Simple and Clear: The Art of Refining Your Brand’s Message

Simple-and-Clear-The-Art-of-Refining-Your-Brand's-Message-MSLK

“If at first you don’t succeed, try, try again.” This adage seems to make perfect sense, from a marketing standpoint. No one wants to settle on a bad idea that leads to no measurable success. Too often, brands try “even if you succeed, try, try again.” This results in brands which appear to suffer from ADD. Brands with multiple messages — no matter how individually great they are —  will still find there is consumer confusion. We see this happening in advertising campaigns, packaging, websites. Shockingly, this happens with logos, where there are endless variations, sometimes related, sometimes not.

Initial marketing success is often found by relying on help from friends and  relatives. Typically, there is little or no budget allocated for marketing. When brands experience rapid growth, they often end up with separate marketing strategies for online and print. This rarely happens by design. It’s likely the result of no plan, or lack of communication. 

The larger issue is that there is no one within the organization in charge of the messaging. Without any documentation of what is “on-brand” vs “off-brand,” nothing is communicated. Smart brands abandon this slow, inefficient, and expensive process. A simple and clear approach is what’s needed to refine the brand’s message.

The Brand Audit
When messaging can be viewed all together, brands can understand how many messages exist. MSLK’s Brand Strategy process studies an organization’s messaging across all media. During this process, themes usually emerge. Social and online statistics can also be become powerful tools for insight into the most effective messaging to use.

Just One Thing
For design and marketing, “Just One Thing” is our internal mantra. We believe having one great thing is more powerful than five. In branding, this can mean a simple logo rendered in a distinctive color. A memorable material used in a product’s packaging could be the “One Thing.” Sometimes, it could even be as simple as a word. The key is simple and distinctive within the context of the marketplace. 

Coping with Internal Fatigue
Successful brands often become bored by their own successful campaigns. (Or packaging, logos, whatever…) The knee-jerk solution is to scrap it for something new. This happens most with internal marketing departments, the desire to create something new.
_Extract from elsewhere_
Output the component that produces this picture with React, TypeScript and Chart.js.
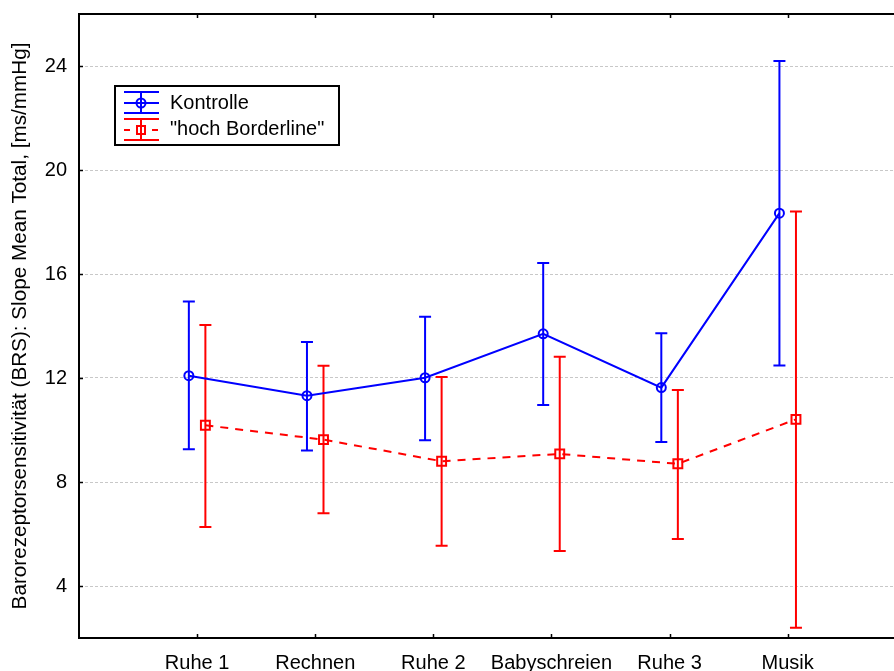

Experience shows that a well-laid marketing plan should serve a brand well for years. If you’re tired of the same messaging for the past two years, this does not mean that your audience feels that way! They do not interact with your brand with this intensity day after day. Unless this sense is coming from the outside, you are likely just beginning to reach people. It is usually a matter of refining the focus, and trying a few minor variations on it to keep things fresh. Seasonal promotions are great reasons to use theme and variation.

The Key to Simplicity is Focus
Simplicity can be difficult to embrace. It forces you to limit your options and focus your efforts. Steve Jobs built the world’s most successful company based on simplicity and focus:

“People think focus means saying yes to the thing you’ve got to focus on. But that’s not what it means at all. It means saying no to the hundred other good ideas that there are. You have to pick carefully. I’m actually as proud of the things we haven’t done as the things I have done. Innovation is saying no to 1,000 things.”